### [What the task requires]
Write out the material exactly, leaving every picture behind.

### [Supplied material]
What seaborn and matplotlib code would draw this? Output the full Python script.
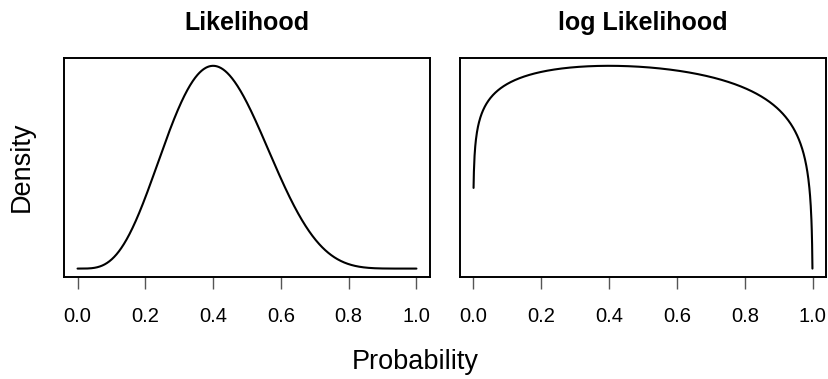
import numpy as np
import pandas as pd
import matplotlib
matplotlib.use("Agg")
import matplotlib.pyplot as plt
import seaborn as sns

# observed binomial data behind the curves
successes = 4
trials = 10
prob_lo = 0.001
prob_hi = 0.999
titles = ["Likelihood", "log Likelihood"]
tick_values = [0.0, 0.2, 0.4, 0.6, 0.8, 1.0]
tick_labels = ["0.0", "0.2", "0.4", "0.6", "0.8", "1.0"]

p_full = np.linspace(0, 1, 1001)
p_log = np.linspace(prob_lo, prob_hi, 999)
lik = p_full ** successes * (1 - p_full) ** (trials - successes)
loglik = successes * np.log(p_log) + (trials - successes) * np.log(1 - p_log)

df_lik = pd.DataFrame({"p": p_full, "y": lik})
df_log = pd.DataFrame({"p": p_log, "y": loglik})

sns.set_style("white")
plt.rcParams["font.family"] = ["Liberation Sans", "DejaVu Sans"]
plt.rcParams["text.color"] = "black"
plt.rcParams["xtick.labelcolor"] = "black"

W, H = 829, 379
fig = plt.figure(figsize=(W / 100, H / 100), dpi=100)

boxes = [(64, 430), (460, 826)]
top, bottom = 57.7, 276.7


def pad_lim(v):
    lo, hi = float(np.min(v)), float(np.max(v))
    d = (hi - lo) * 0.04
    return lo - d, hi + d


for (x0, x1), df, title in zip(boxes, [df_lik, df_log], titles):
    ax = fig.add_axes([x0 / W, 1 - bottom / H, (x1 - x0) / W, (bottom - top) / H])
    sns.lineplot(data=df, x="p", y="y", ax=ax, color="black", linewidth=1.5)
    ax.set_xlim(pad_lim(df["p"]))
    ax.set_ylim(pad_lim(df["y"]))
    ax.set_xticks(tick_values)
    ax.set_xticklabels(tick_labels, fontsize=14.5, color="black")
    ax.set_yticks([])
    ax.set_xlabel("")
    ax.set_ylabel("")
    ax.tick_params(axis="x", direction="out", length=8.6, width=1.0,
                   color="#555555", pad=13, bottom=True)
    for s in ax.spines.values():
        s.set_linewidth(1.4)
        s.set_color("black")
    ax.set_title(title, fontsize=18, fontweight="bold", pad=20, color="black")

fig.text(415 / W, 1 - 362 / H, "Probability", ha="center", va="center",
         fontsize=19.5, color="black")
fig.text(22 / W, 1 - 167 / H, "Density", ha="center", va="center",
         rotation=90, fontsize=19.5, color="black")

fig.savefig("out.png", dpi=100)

### [Written answer]
What seaborn and matplotlib code would draw this? Output the full Python script.
import numpy as np
import pandas as pd
import matplotlib
matplotlib.use("Agg")
import matplotlib.pyplot as plt
import seaborn as sns

# observed binomial data behind the curves
successes = 4
trials = 10
prob_lo = 0.001
prob_hi = 0.999
titles = ["Likelihood", "log Likelihood"]
tick_values = [0.0, 0.2, 0.4, 0.6, 0.8, 1.0]
tick_labels = ["0.0", "0.2", "0.4", "0.6", "0.8", "1.0"]

p_full = np.linspace(0, 1, 1001)
p_log = np.linspace(prob_lo, prob_hi, 999)
lik = p_full ** successes * (1 - p_full) ** (trials - successes)
loglik = successes * np.log(p_log) + (trials - successes) * np.log(1 - p_log)

df_lik = pd.DataFrame({"p": p_full, "y": lik})
df_log = pd.DataFrame({"p": p_log, "y": loglik})

sns.set_style("white")
plt.rcParams["font.family"] = ["Liberation Sans", "DejaVu Sans"]
plt.rcParams["text.color"] = "black"
plt.rcParams["xtick.labelcolor"] = "black"

W, H = 829, 379
fig = plt.figure(figsize=(W / 100, H / 100), dpi=100)

boxes = [(64, 430), (460, 826)]
top, bottom = 57.7, 276.7


def pad_lim(v):
    lo, hi = float(np.min(v)), float(np.max(v))
    d = (hi - lo) * 0.04
    return lo - d, hi + d


for (x0, x1), df, title in zip(boxes, [df_lik, df_log], titles):
    ax = fig.add_axes([x0 / W, 1 - bottom / H, (x1 - x0) / W, (bottom - top) / H])
    sns.lineplot(data=df, x="p", y="y", ax=ax, color="black", linewidth=1.5)
    ax.set_xlim(pad_lim(df["p"]))
    ax.set_ylim(pad_lim(df["y"]))
    ax.set_xticks(tick_values)
    ax.set_xticklabels(tick_labels, fontsize=14.5, color="black")
    ax.set_yticks([])
    ax.set_xlabel("")
    ax.set_ylabel("")
    ax.tick_params(axis="x", direction="out", length=8.6, width=1.0,
                   color="#555555", pad=13, bottom=True)
    for s in ax.spines.values():
        s.set_linewidth(1.4)
        s.set_color("black")
    ax.set_title(title, fontsize=18, fontweight="bold", pad=20, color="black")

fig.text(415 / W, 1 - 362 / H, "Probability", ha="center", va="center",
         fontsize=19.5, color="black")
fig.text(22 / W, 1 - 167 / H, "Density", ha="center", va="center",
         rotation=90, fontsize=19.5, color="black")

fig.savefig("out.png", dpi=100)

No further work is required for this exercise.